Fattal's father, Jacob, emigrated from Iraq to Israel in 1951, and after serving in the Israeli army moved to the United States. Jacob Fattal's siblings still live in Israel. The media did a great job of keeping Fattal's Jewish connection a secret during the two years of his imprisonment in Iran. Only after his release from prison and return to American soil has Fattal's Jewish story been told. The Jewish Exponent revealed that Josh Fattal became a Bar Mitzvah at Philadelphia's Rodeph Shalom's suburban campus and that he has traveled to Israel several times where he still has relatives.
I was thinking about the reaction to Josh Fattal's release from prison and safe return home to the U.S. as I read a report this morning about an Israeli Knesset member's outrage that Gilad Shalit traveled to a beach on his first Shabbat of freedom rather than to synagogue.
YnetNews.com reports that "Shas Minister Meshulam Nahari slammed the formerly captive IDF soldier Gilad Shalit for going to the beach with his father on the first Shabbat after his return instead of going to the synagogue for prayer. Nahari claimed that Shalit and his father should have utilized the first Saturday after he was freed from Hamas captivity to say the [Gomel] benediction of deliverance -- a Jewish prayer of thanks traditionally said by those who survived an adversity or were released from prison."
Apparently this ultra-religious member of Israeli Parliament is taking his orders from Rabbi Ovadia Yosef, the spiritual leader of the Shas political party who has charged him with the task of bringing Shalit closer to Judaism. While it would have been great had Josh Fattal gone to a synagogue on the first Shabbat following his release from Iranian captivity, it was his prerogative not to.

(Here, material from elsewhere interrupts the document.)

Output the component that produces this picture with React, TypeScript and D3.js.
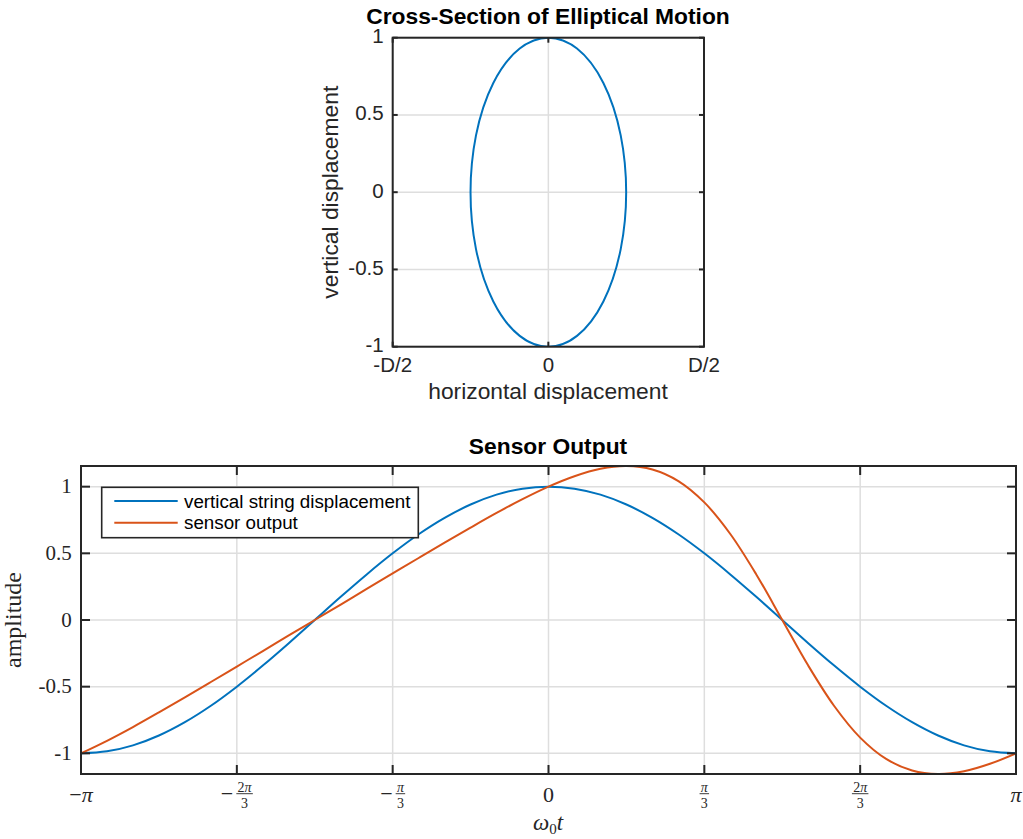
import React from "react";
import * as d3 from "d3";

// ---------- data ----------
const tDeg = [
  -180, -170, -160, -150, -140, -130, -120, -110, -100, -90, -80, -70, -60, -50, -40, -30, -20, -10,
  0, 10, 20, 30, 40, 50, 60, 70, 80, 90, 100, 110, 120, 130, 140, 150, 160, 170, 180,
];
const verticalDisplacement = [
  -1, -0.985, -0.94, -0.866, -0.766, -0.643, -0.5, -0.342, -0.174, 0, 0.174, 0.342, 0.5, 0.643, 0.766, 0.866, 0.94, 0.985,
  1, 0.985, 0.94, 0.866, 0.766, 0.643, 0.5, 0.342, 0.174, 0, -0.174, -0.342, -0.5, -0.643, -0.766, -0.866, -0.94, -0.985, -1,
];
const sensorOutput = [
  -1, -0.906, -0.803, -0.693, -0.58, -0.465, -0.349, -0.233, -0.116, 0, 0.116, 0.233, 0.349, 0.465, 0.58, 0.693, 0.803, 0.906,
  1, 1.078, 1.134, 1.155, 1.129, 1.042, 0.882, 0.645, 0.342, 0, -0.342, -0.645, -0.882, -1.042, -1.129, -1.155, -1.134, -1.078, -1,
];
const ellipseCenter = [0, 0];
const ellipseRadii = [0.5, 1];

const topXTicks = [-1, 0, 1];
const topXTickLabels = ["-D/2", "0", "D/2"];
const topYTicks = [-1, -0.5, 0, 0.5, 1];
const topYTickLabels = ["-1", "-0.5", "0", "0.5", "1"];

const botXTicks = [-180, -120, -60, 0, 60, 120, 180];
const botXTickSigns = ["−", "−", "−", "", "", "", ""];
const botXTickNums = ["π", "2π", "π", "0", "π", "2π", "π"];
const botXTickDens = ["", "3", "3", "", "3", "3", ""];
const botYTicks = [-1, -0.5, 0, 0.5, 1];
const botYTickLabels = ["-1", "-0.5", "0", "0.5", "1"];

const seriesNames = ["vertical string displacement", "sensor output"];
const seriesColors = ["#0072BD", "#D95319"];

// ---------- styles ----------
const AX = "#262626";
const GRID = "#dedede";
const SANS = "'Liberation Sans', Arial, Helvetica, sans-serif";
const SERIF = "'Liberation Serif', 'Times New Roman', serif";

function FracLabel({ x, y, sign, num, den }: any) {
  if (!den) {
    return (
      <text x={x} y={y} textAnchor="middle" fontFamily={SERIF} fontSize={22} fill={AX}>
        {sign ? <tspan>{sign}</tspan> : null}
        <tspan fontStyle={num === "0" ? "normal" : "italic"}>{num}</tspan>
      </text>
    );
  }
  const numW = num.length > 1 ? 14.5 : 7.5;
  const barW = numW + 2;
  const minusW = sign ? 12.5 : 0;
  const gap = sign ? 3 : 0;
  const total = minusW + gap + barW;
  const left = x - total / 2;
  const fx = left + minusW + gap;
  return (
    <g fill={AX} fontFamily={SERIF}>
      {sign ? (
        <text x={left} y={y - 1} fontSize={22}>
          {sign}
        </text>
      ) : null}
      <line x1={fx} x2={fx + barW} y1={y - 8.3} y2={y - 8.3} stroke={AX} strokeWidth={0.9} />
      <text x={fx + barW / 2} y={y - 10.5} textAnchor="middle" fontSize={14}>
        {num.length > 1 ? (
          <>
            <tspan>{num[0]}</tspan>
            <tspan fontStyle="italic">{num.slice(1)}</tspan>
          </>
        ) : (
          <tspan fontStyle="italic">{num}</tspan>
        )}
      </text>
      <text x={fx + barW / 2} y={y + 5.9} textAnchor="middle" fontSize={14}>
        {den}
      </text>
    </g>
  );
}

export default function App() {
  // top chart
  const tx = d3.scaleLinear().domain([-1, 1]).range([392.7, 704]);
  const ty = d3.scaleLinear().domain([-1, 1]).range([346.7, 37.7]);
  // bottom chart
  const bx = d3.scaleLinear().domain([-180, 180]).range([81, 1016]);
  const by = d3.scaleLinear().domain([-1.155, 1.155]).range([774, 466]);

  const line = d3
    .line<number>()
    .x((_, i) => bx(tDeg[i]))
    .y((d) => by(d))
    .curve(d3.curveCatmullRom.alpha(0.5));

  const series = [verticalDisplacement, sensorOutput];

  const tL = tx(-1), tR = tx(1), tT = ty(1), tB = ty(-1);
  const bL = bx(-180), bR = bx(180), bT = by(1.155), bB = by(-1.155);
  const tk1 = 5;
  const tk2 = 9;

  return (
    <svg
      width={1023}
      height={839}
      style={{ position: "absolute", left: 0, top: 0, background: "#fff" }}
    >
      <defs>
        <clipPath id="clipTop">
          <rect x={tL} y={tT} width={tR - tL} height={tB - tT} />
        </clipPath>
        <clipPath id="clipBot">
          <rect x={bL} y={bT} width={bR - bL} height={bB - bT} />
        </clipPath>
      </defs>
      <rect x={0} y={0} width={1023} height={839} fill="#fff" />

      {/* ================= TOP CHART ================= */}
      <g>
        {topXTicks.map((v) => (
          <line key={"tgx" + v} x1={tx(v)} x2={tx(v)} y1={tT} y2={tB} stroke={GRID} strokeWidth={1.5} />
        ))}
        {topYTicks.map((v) => (
          <line key={"tgy" + v} x1={tL} x2={tR} y1={ty(v)} y2={ty(v)} stroke={GRID} strokeWidth={1.5} />
        ))}
        <ellipse
          clipPath="url(#clipTop)"
          cx={tx(ellipseCenter[0])}
          cy={ty(ellipseCenter[1])}
          rx={tx(ellipseRadii[0]) - tx(0)}
          ry={ty(0) - ty(ellipseRadii[1])}
          fill="none"
          stroke={seriesColors[0]}
          strokeWidth={2}
        />
        <rect x={tL} y={tT} width={tR - tL} height={tB - tT} fill="none" stroke={AX} strokeWidth={2} />
        {topXTicks.map((v) => (
          <g key={"ttx" + v}>
            <line x1={tx(v)} x2={tx(v)} y1={tB} y2={tB - tk1} stroke={AX} strokeWidth={2} />
            <line x1={tx(v)} x2={tx(v)} y1={tT} y2={tT + tk1} stroke={AX} strokeWidth={2} />
          </g>
        ))}
        {topYTicks.map((v) => (
          <g key={"tty" + v}>
            <line x1={tL} x2={tL + tk1} y1={ty(v)} y2={ty(v)} stroke={AX} strokeWidth={2} />
            <line x1={tR} x2={tR - tk1} y1={ty(v)} y2={ty(v)} stroke={AX} strokeWidth={2} />
          </g>
        ))}
        {topXTicks.map((v, i) => (
          <text key={"tlx" + v} x={tx(v)} y={372} textAnchor="middle" fontFamily={SANS} fontSize={20.5} fill={AX}>
            {topXTickLabels[i]}
          </text>
        ))}
        {topYTicks.map((v, i) => (
          <text
            key={"tly" + v}
            x={tL - 9}
            y={ty(v) + 5.5}
            textAnchor="end"
            fontFamily={SANS}
            fontSize={20.5}
            fill={AX}
          >
            {topYTickLabels[i]}
          </text>
        ))}
        <text x={548} y={399.3} textAnchor="middle" fontFamily={SANS} fontSize={22.8} fill={AX}>
          horizontal displacement
        </text>
        <text
          transform={`translate(338,${(tT + tB) / 2}) rotate(-90)`}
          textAnchor="middle"
          fontFamily={SANS}
          fontSize={22.8}
          fill={AX}
        >
          vertical displacement
        </text>
        <text x={548} y={24} textAnchor="middle" fontFamily={SANS} fontSize={22.8} fontWeight="bold" fill="#000">
          Cross-Section of Elliptical Motion
        </text>
      </g>

      {/* ================= BOTTOM CHART ================= */}
      <g>
        {botXTicks.map((v) => (
          <line key={"bgx" + v} x1={bx(v)} x2={bx(v)} y1={bT} y2={bB} stroke={GRID} strokeWidth={1.5} />
        ))}
        {botYTicks.map((v) => (
          <line key={"bgy" + v} x1={bL} x2={bR} y1={by(v)} y2={by(v)} stroke={GRID} strokeWidth={1.5} />
        ))}
        <g clipPath="url(#clipBot)">
          {series.map((s, i) => (
            <path key={"s" + i} d={line(s) || ""} fill="none" stroke={seriesColors[i]} strokeWidth={2} />
          ))}
        </g>
        <rect x={bL} y={bT} width={bR - bL} height={bB - bT} fill="none" stroke={AX} strokeWidth={2} />
        {botXTicks.map((v) => (
          <g key={"btx" + v}>
            <line x1={bx(v)} x2={bx(v)} y1={bB} y2={bB - tk2} stroke={AX} strokeWidth={2} />
            <line x1={bx(v)} x2={bx(v)} y1={bT} y2={bT + tk2} stroke={AX} strokeWidth={2} />
          </g>
        ))}
        {botYTicks.map((v) => (
          <g key={"bty" + v}>
            <line x1={bL} x2={bL + tk2} y1={by(v)} y2={by(v)} stroke={AX} strokeWidth={2} />
            <line x1={bR} x2={bR - tk2} y1={by(v)} y2={by(v)} stroke={AX} strokeWidth={2} />
          </g>
        ))}
        {botXTicks.map((v, i) => (
          <FracLabel
            key={"blx" + v}
            x={bx(v)}
            y={802}
            sign={botXTickSigns[i]}
            num={botXTickNums[i]}
            den={botXTickDens[i]}
          />
        ))}
        {botYTicks.map((v, i) => (
          <text
            key={"bly" + v}
            x={bL - 9.3}
            y={by(v) + 6.8}
            textAnchor="end"
            fontFamily={SERIF}
            fontSize={21}
            fill={AX}
          >
            {botYTickLabels[i]}
          </text>
        ))}
        <text x={548} y={830} textAnchor="middle" fontFamily={SERIF} fontSize={23} fill={AX}>
          <tspan fontStyle="italic">ω</tspan>
          <tspan fontSize={15} dy={4}>0</tspan>
          <tspan fontStyle="italic" dy={-4}>t</tspan>
        </text>
        <text
          transform={`translate(21,${(bT + bB) / 2}) rotate(-90)`}
          textAnchor="middle"
          fontFamily={SERIF}
          fontSize={24}
          fill={AX}
        >
          amplitude
        </text>
        <text x={548} y={454.3} textAnchor="middle" fontFamily={SANS} fontSize={22.8} fontWeight="bold" fill="#000">
          Sensor Output
        </text>

        {/* legend */}
        <g>
          <rect x={101.7} y={487.3} width={316.6} height={50.4} fill="#fff" stroke={AX} strokeWidth={1.6} />
          {seriesNames.map((n, i) => (
            <g key={"lg" + i}>
              <line
                x1={114.3}
                x2={177.7}
                y1={501 + i * 21.7}
                y2={501 + i * 21.7}
                stroke={seriesColors[i]}
                strokeWidth={2}
              />
              <text x={184} y={501 + i * 21.7 + 6.5} fontFamily={SANS} fontSize={18.8} fill="#000">
                {n}
              </text>
            </g>
          ))}
        </g>
      </g>
    </svg>
  );
}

And so too with Gilad Shalit.
This is the problem with Israel's political system. Nahari is a member of the Israeli government and is speaking out against a citizen's decision to go to the beach with his father rather than to synagogue. Yes, I think it would have been great had Gilad given thanks to God with the traditional Gomel blessing in a synagogue close to his home in Mitzpe Hila, but he is a free man in a democratic nation and can be thankful anyway he chooses. No rabbi, and certainly no politician, here in America slammed Josh Fattal for not going to a synagogue or temple to praise God for his freedom on the first Shabbat after arriving home.
Perhaps the most important message of both Josh Fattal's freedom from Iran and Gilad Shalit's freedom from Hamas is that they returned to their respective free and democratic home countries where they each had the freedom of choice to decide how they would spend their first Saturday of freedom. Synagogue or not, they were grateful to be home.